Os homens não melhoraram 
e matam-se como percevejos. 
Os percevejos heroicos renascem. 
Inabitável o mundo é cada vez mais habitado. 
E se os olhos reaprendessem a chorar seria um segundo 
                                                                     [dilúvio. 
(Desconfio que escrevi um poema.) 


Carlos Drummond de Andrade. Alguma Poesia, 1930. 

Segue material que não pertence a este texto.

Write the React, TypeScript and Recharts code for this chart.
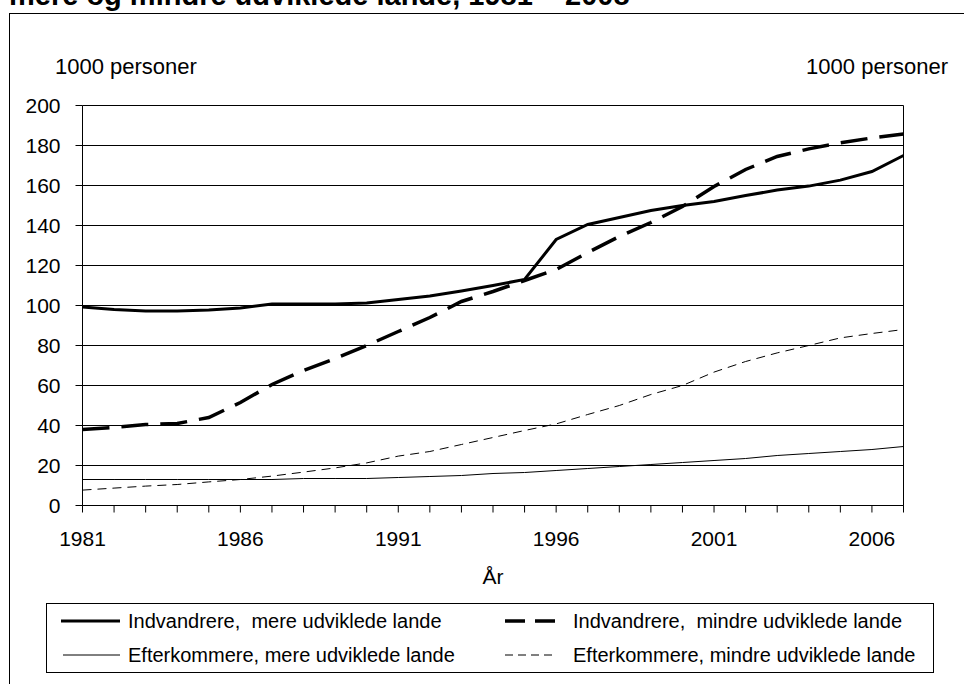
import React from "react";
import { LineChart, Line, XAxis, YAxis, CartesianGrid } from "recharts";

const years = [
  1981, 1982, 1983, 1984, 1985, 1986, 1987, 1988, 1989, 1990, 1991, 1992, 1993, 1994,
  1995, 1996, 1997, 1998, 1999, 2000, 2001, 2002, 2003, 2004, 2005, 2006, 2007,
];

const indvMere = [
  99.3, 98, 97.2, 97.2, 97.7, 98.8, 100.8, 100.8, 100.8, 101.3, 103, 104.7, 107.2, 110,
  113, 133, 140.5, 144, 147.5, 150, 152, 155, 157.7, 159.7, 162.7, 167, 175,
];
const indvMindre = [
  38, 39, 40.5, 41, 44, 51.5, 60.5, 67.5, 73.5, 80, 87, 94, 102, 107, 112.5, 118, 126.5,
  134.5, 141.5, 149.5, 159.5, 168, 174.5, 178.3, 181.3, 183.8, 185.8,
];
const efterMere = [
  13, 13, 13, 13, 13, 13, 13, 13.5, 13.5, 13.5, 14, 14.5, 15, 16, 16.5, 17.5, 18.5, 19.5,
  20.5, 21.5, 22.5, 23.5, 25, 26, 27, 28, 29.5,
];
const efterMindre = [
  7.7, 8.7, 9.7, 10.5, 11.8, 13, 14.7, 16.7, 18.8, 21.3, 24.7, 27, 30.5, 34, 37.5, 40.8,
  45.5, 50, 55.5, 60, 66.7, 72, 76.3, 80, 83.8, 86, 88,
];

const yTicks = [0, 20, 40, 60, 80, 100, 120, 140, 160, 180, 200];
const labelYears = [1981, 1986, 1991, 1996, 2001, 2006];

const seriesNames = [
  "Indvandrere,  mere udviklede lande",
  "Indvandrere,  mindre udviklede lande",
  "Efterkommere, mere udviklede lande",
  "Efterkommere, mindre udviklede lande",
];

const title = "mere og mindre udviklede lande, 1981 – 2008";
const unit = "1000 personer";

const data = years.map((year, i) => ({
  year,
  a: indvMere[i],
  b: indvMindre[i],
  c: efterMere[i],
  d: efterMindre[i],
}));

const styles = [
  { key: "a", width: 3, dash: undefined, legendDash: undefined },
  { key: "b", width: 3.5, dash: "27 12", legendDash: "20 10" },
  { key: "c", width: 1, dash: undefined, legendDash: undefined },
  { key: "d", width: 1, dash: "9 6", legendDash: "8 5" },
];

const FONT = "'Liberation Sans', Arial, sans-serif";

const YearTick = (props: any) => {
  const { x, y, payload } = props;
  if (!labelYears.includes(payload.value)) return null;
  return (
    <text x={x} y={y} dy="0.71em" textAnchor="middle" fontSize={21} fill="#000">
      {payload.value}
    </text>
  );
};

// legend slots: [col x, row y] in the order of seriesNames
const legendSlots = [
  [61, 621],
  [505, 621],
  [63, 655],
  [505, 655],
];

export default function App() {
  return (
    <div style={{ position: "absolute", left: 0, top: 0, width: 964, height: 684, overflow: "hidden", fontFamily: FONT, background: "#fff" }}>
      <LineChart
        width={964}
        height={684}
        data={data}
        margin={{ top: 105.5, right: 10.5, left: 22.5, bottom: 98.5 }}
      >
        <CartesianGrid vertical={false} stroke="#000" yAxisId="l" />
        <XAxis
          dataKey="year"
          type="number"
          domain={[1981, 2007]}
          ticks={years}
          interval={0}
          height={80}
          tick={<YearTick />}
          tickSize={7}
          tickMargin={19}
          axisLine={{ stroke: "#000" }}
          tickLine={{ stroke: "#000" }}
          label={{ value: "År", position: "insideBottom", offset: 2, fontSize: 21, fill: "#000" }}
        />
        <YAxis
          yAxisId="l"
          domain={[0, 200]}
          ticks={yTicks}
          width={60}
          tickSize={7}
          tickMargin={15}
          tick={{ fontSize: 21, fill: "#000" }}
          axisLine={{ stroke: "#000" }}
          tickLine={{ stroke: "#000" }}
        />
        <YAxis
          yAxisId="r"
          orientation="right"
          domain={[0, 200]}
          ticks={yTicks}
          width={50}
          tickSize={7}
          tickMargin={18}
          tick={{ fontSize: 21, fill: "#000", textAnchor: "start" }}
          axisLine={{ stroke: "#000" }}
          tickLine={{ stroke: "#000" }}
        />
        {styles.map((s) => (
          <Line
            key={s.key}
            yAxisId="l"
            dataKey={s.key}
            type="linear"
            stroke="#000"
            strokeWidth={s.width}
            strokeDasharray={s.dash}
            dot={false}
            activeDot={false}
            isAnimationActive={false}
          />
        ))}
      </LineChart>

      <svg
        width={964}
        height={684}
        style={{ position: "absolute", left: 0, top: 0, pointerEvents: "none" }}
      >
        <text x={9} y={4.5} fontSize={29} fontWeight="bold" fill="#000">
          {title}
        </text>
        <rect x={9.5} y={13.5} width={1000} height={700} fill="none" stroke="#000" />
        <text x={55} y={74} fontSize={22} fill="#000">
          {unit}
        </text>
        <text x={948} y={74} fontSize={22} fill="#000" textAnchor="end">
          {unit}
        </text>
        <rect x={46.5} y={603.5} width={887} height={69} fill="none" stroke="#000" />
        {seriesNames.map((name, i) => {
          const [x, y] = legendSlots[i];
          const s = styles[i];
          return (
            <g key={name}>
              <line
                x1={x}
                x2={x + (i % 2 === 0 ? 120 - x : 50)}
                y1={y}
                y2={y}
                stroke="#000"
                strokeWidth={s.width}
                strokeDasharray={s.legendDash}
              />
              <text
                x={i % 2 === 0 ? 128 : 573}
                y={y + 7}
                fontSize={20}
                fill="#000"
                style={{ whiteSpace: "pre" }}
              >
                {name}
              </text>
            </g>
          );
        })}
      </svg>
    </div>
  );
}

Entre o primeiro e o último verso, há uma aparente contradição, que, todavia, não se sustenta porque



a)

os entraves à plenitude lírica são removidos.

b)

os trovadores ainda inspiram os enamorados.

c)

a sabedoria controla o poder das máquinas.

d)

os heróis sempre ressuscitam neste mundo.

e)

a poesia resiste à negatividade do seu tempo.

Resolução

a) Incorreta. Os obstáculos à plenitude lírica não são removidos: a realidade descrita pelo eu poemático é totalmente avessa à expressão da subjetividade, uma vez que foi tomada pela violência da guerra e banalização da vida. O que se verifica é que, apesar desses entraves, a poesia acaba por resistir e encontrar seu espaço ao tecer reflexões sobre a realidade desse novo mundo.

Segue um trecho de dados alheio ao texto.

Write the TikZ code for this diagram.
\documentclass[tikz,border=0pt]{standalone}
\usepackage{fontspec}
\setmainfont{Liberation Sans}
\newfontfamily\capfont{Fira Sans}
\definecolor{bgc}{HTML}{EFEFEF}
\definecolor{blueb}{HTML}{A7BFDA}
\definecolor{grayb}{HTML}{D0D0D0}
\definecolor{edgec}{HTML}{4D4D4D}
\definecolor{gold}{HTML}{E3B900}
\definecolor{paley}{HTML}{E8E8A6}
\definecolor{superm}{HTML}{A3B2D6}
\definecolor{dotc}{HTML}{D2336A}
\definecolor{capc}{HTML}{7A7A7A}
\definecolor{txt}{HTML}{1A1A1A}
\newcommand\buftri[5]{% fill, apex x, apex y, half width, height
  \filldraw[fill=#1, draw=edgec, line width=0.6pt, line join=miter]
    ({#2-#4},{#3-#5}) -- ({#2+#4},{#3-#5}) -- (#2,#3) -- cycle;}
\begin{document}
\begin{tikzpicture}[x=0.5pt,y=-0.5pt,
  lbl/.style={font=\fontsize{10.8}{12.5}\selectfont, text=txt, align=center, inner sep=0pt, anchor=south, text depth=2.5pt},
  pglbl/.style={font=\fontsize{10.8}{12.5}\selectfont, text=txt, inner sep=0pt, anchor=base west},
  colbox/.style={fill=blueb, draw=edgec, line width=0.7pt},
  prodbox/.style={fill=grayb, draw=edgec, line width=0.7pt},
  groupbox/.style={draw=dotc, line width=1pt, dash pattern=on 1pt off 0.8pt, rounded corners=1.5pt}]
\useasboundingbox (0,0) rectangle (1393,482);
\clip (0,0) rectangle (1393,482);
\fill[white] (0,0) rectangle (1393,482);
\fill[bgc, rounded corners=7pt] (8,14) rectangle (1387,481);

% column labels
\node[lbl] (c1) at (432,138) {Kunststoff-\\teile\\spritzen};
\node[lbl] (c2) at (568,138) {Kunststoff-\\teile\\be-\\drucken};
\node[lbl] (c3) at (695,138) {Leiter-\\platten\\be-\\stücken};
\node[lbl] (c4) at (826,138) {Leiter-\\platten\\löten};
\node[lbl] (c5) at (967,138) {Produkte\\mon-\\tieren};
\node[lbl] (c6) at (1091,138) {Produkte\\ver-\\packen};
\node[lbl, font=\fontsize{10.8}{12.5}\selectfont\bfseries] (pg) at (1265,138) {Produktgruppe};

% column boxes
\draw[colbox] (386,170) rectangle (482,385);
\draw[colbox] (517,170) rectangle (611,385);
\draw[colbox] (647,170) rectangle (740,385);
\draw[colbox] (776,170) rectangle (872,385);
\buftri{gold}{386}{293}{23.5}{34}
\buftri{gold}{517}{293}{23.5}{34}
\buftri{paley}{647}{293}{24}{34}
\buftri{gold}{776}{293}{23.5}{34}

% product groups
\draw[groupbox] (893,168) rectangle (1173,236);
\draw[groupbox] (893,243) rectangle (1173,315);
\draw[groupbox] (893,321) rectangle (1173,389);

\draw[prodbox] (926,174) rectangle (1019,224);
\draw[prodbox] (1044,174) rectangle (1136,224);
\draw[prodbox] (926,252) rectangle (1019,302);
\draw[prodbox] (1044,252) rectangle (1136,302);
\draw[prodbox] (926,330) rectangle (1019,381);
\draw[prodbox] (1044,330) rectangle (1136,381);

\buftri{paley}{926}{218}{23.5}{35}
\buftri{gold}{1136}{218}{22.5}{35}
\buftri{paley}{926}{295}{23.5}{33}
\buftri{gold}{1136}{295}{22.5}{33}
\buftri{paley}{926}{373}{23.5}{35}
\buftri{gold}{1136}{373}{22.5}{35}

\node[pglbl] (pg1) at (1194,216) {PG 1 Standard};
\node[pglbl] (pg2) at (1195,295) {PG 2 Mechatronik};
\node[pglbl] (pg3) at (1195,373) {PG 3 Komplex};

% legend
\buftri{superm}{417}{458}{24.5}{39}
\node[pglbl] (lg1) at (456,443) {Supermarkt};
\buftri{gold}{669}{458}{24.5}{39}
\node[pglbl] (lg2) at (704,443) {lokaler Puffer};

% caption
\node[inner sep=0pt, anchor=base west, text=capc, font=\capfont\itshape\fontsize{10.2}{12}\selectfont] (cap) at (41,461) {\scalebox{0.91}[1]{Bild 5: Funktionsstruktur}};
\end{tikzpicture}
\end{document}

b) Incorreta. De acordo com o poema, “O último trovador morreu em 1914. / Tinha um nome de que ninguém se lembra mais.”. A referência ao ano de início da Primeira Guerra Mundial demonstra que o lirismo trovadoresco não sobreviveu à realidade devastadora do mundo moderno, tendo sido esquecido. Portanto, os trovadores não mais inspiram os enamorados.

c) Incorreta. As máquinas são apresentadas no poema como objetos supérfluos, uma vez que são “terrivelmente complicadas para as necessidades mais simples”. A vida cotidiana transforma-se em algo automatizado, artificial. Paralelamente, um sábio declara que “ainda falta muito para atingirmos um nível razoável de cultura”. Percebe-se, então, uma divergência entre a sabedoria e o poder das máquinas.

d) Incorreta. Drummond refere-se ironicamente ao renascimento de “percevejos heroicos”, visto que, anteriormente, afirma que “Os homens não melhoraram e matam-se como percevejos”. Dessa forma, os pretensos “heróis” são, na verdade, seres humanos estagnados e tomados pela violência desmedida.

e) Correta. A aparente contradição se dá porque, no início do poema, o eu poemático afirma que, diante do contexto em que a humanidade se encontra, é impossível produzir um poema; por outro lado, encerra o texto declarando: "Desconfio que escrevi um poema". Entre essas duas afirmativas, descreve a realidade que o cerca, tomada pela violência da guerra, pela banalização da vida e das relações humanas perante o excesso de tecnologias, onde não há espaço para o lirismo ou para o desenvolvimento cultural. Porém, ao elaborar essa exposição de um mundo avesso à produção lírica, lança mão de recursos poéticos, como antíteses (“Inabitável o mundo é cada vez mais habitado”), comparações (“Os homens não melhoraram e matam-se como percevejos”) e metáforas (“os percevejos heroicos renascem”), e encontra espaço para expor sua subjetividade, como se verifica no penúltimo verso: “E se os olhos reaprendessem a chorar seria um segundo dilúvio”. Assim, a poesia acaba por resistir à negatividade do mundo moderno, e o poema se faz a partir das reflexões sobre esse mundo.